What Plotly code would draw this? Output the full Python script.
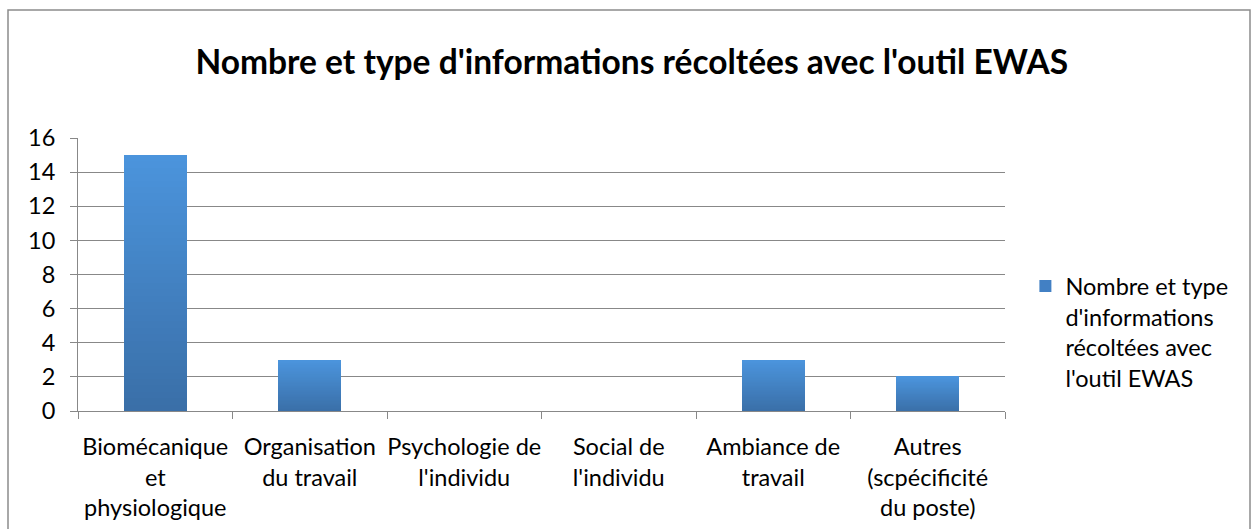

○ ○ ○ ○

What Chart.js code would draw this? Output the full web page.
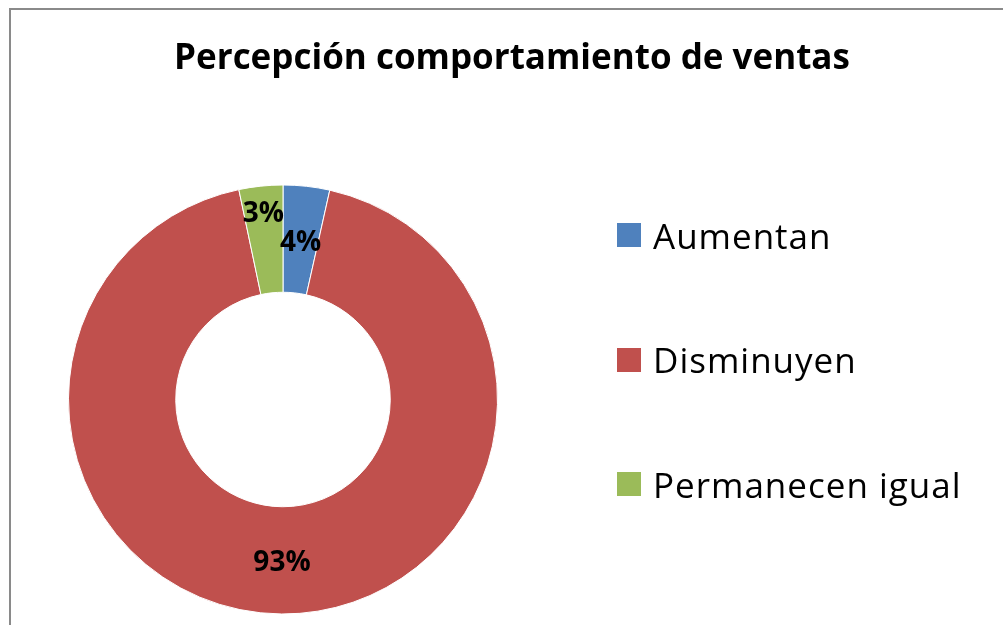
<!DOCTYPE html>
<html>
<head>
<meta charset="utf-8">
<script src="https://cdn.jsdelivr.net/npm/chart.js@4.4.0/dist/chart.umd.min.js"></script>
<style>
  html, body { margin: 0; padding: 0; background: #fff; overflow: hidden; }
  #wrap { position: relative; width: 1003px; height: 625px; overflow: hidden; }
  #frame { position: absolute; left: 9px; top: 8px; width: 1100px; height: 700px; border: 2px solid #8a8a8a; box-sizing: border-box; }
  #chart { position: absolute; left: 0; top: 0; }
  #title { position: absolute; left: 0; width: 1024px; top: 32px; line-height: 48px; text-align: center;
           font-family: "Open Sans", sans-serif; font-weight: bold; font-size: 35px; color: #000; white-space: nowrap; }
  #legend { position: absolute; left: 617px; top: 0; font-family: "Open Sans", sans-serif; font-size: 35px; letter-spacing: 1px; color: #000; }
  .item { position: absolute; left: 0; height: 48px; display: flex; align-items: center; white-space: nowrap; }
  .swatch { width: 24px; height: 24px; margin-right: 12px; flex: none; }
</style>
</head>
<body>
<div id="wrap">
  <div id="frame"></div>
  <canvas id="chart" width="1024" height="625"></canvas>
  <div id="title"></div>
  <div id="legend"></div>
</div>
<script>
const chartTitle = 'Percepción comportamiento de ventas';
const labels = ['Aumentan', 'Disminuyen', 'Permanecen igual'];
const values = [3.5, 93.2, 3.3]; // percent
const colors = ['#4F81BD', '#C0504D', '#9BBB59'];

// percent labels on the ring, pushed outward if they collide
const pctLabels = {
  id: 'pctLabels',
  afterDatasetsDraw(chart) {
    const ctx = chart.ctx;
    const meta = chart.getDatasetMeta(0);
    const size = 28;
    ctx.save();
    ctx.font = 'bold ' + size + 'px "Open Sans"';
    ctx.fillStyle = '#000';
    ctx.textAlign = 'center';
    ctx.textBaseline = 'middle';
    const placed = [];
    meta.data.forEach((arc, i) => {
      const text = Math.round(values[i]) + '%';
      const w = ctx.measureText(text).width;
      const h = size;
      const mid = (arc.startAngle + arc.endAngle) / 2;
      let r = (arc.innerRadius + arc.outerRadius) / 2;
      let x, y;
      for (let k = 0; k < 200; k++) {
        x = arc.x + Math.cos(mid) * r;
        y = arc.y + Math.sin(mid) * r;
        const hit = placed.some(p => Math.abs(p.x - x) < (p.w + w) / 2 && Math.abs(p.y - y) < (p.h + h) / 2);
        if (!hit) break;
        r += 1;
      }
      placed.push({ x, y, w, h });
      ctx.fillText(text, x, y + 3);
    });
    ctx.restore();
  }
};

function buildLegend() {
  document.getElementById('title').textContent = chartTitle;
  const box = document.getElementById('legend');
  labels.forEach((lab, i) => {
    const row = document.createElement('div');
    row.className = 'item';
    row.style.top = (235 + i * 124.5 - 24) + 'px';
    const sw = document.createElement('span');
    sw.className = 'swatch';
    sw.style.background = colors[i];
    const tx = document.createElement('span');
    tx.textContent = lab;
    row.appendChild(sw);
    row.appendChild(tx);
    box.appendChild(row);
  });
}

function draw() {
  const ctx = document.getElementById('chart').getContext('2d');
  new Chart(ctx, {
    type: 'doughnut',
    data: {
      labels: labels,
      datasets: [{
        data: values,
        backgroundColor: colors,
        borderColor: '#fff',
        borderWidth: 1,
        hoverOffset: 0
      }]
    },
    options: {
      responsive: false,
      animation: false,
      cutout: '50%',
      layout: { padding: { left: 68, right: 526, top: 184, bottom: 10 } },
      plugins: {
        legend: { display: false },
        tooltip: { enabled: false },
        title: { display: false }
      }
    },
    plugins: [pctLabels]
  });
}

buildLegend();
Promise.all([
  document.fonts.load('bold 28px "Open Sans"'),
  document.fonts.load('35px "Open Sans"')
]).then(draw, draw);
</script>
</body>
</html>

○ ○ ○ ○

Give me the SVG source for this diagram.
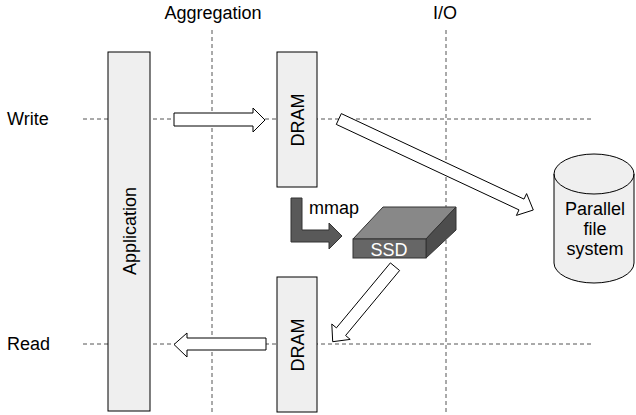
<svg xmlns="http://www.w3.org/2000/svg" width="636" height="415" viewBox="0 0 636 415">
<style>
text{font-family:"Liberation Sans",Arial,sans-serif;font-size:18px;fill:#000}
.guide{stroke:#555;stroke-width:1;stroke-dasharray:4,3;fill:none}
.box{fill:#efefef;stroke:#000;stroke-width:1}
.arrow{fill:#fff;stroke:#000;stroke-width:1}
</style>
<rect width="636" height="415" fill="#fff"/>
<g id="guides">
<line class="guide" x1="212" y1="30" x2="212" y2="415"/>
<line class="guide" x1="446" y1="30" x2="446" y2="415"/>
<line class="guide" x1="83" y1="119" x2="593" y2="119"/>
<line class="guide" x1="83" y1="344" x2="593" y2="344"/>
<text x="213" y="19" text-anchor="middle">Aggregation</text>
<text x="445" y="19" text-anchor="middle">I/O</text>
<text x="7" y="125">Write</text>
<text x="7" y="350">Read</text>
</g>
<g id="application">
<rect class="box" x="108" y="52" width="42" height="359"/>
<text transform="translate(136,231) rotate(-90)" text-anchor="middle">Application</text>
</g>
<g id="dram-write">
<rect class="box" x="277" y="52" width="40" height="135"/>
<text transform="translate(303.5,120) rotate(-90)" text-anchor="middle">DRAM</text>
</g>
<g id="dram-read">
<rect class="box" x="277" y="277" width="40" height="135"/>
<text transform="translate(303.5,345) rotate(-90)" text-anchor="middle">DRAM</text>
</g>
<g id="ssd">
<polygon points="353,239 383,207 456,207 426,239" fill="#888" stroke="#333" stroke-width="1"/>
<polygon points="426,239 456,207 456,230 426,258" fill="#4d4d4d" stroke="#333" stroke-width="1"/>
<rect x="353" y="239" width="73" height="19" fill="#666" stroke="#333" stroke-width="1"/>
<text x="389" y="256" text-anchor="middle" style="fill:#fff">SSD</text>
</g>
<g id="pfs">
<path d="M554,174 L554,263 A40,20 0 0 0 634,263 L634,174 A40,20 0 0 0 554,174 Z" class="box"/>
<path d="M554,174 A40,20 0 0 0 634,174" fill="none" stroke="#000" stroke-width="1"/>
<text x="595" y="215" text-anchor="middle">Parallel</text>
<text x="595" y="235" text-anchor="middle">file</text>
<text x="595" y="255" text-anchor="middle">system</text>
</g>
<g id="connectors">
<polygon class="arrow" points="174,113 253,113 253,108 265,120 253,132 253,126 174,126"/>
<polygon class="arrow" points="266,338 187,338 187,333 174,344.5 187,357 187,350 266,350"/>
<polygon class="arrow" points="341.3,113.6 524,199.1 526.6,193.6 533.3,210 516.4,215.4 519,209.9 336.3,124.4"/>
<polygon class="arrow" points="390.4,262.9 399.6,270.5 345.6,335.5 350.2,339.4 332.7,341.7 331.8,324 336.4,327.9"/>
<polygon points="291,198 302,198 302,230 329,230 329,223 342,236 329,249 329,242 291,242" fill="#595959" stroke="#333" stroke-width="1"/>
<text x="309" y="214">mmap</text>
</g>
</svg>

○ ○ ○ ○

**Problem statement**.
Of all the lines above, how many contain "this"? Give the number and nothing more.

**Answer to the problem**.
3